There aren’t many pop singers who would describe a lead single as illustrating “the conflict between blinding romance and dissipating nihilism.” With the state of the world, it feels all too easy to slip into the latter – how do we counteract that?
I think nihilism is definitely bad and we should always try to avoid it. I notice with myself that being alert is very important in staying away from nihilism. Catching yourself when you’re not paying attention and when you’re falling into bad habits, for example spending too much time on your phone. Indeed, so many things seem to be going in such a bad direction. Pessimism is not the same as nihilism, and I think that pessimism is highly underrated. The main cause of nihilism is indifference and apathy - the moment you stop feeling is the moment you stop caring. To counteract nihilism is to pay attention, to be alert enough to acknowledge the beautiful things around you, but also the ugliness of the world. If you notice the ugliness you can devote your life to beauty, competence, and love.
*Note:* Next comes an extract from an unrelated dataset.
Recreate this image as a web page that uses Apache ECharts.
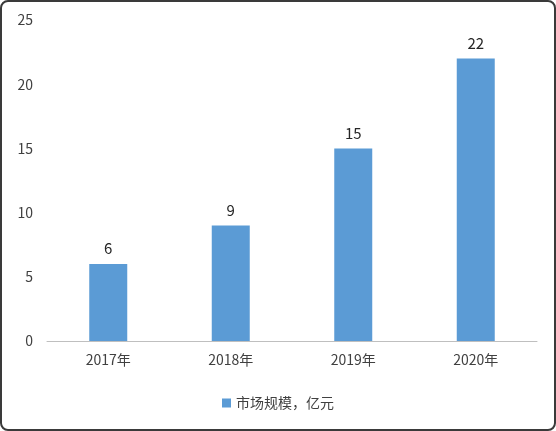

You’ve got Radiohead’s Colin Greenwood playing bass on ‘Indigo Night’. Who would be your ideal choice of collaborator/guest musician for 2019?
I’ve got too many to mention. I think I would really love to work with somebody, whose world I don’t fully understand. Somebody who teaches me new things about music, and about myself as a musician.
What are your artistic goals for the year ahead?
My diary is so full of concerts and promo that artistically I just hope to find some time and space to be creative again. It’s impossible for me to be fully creative while travelling and not having privacy or headspace to get into the right creative zone. Whatever I’m going to do next creatively, I’m not going to invent an unnecessary deadline for myself to finish it. I will take as much time as it needs.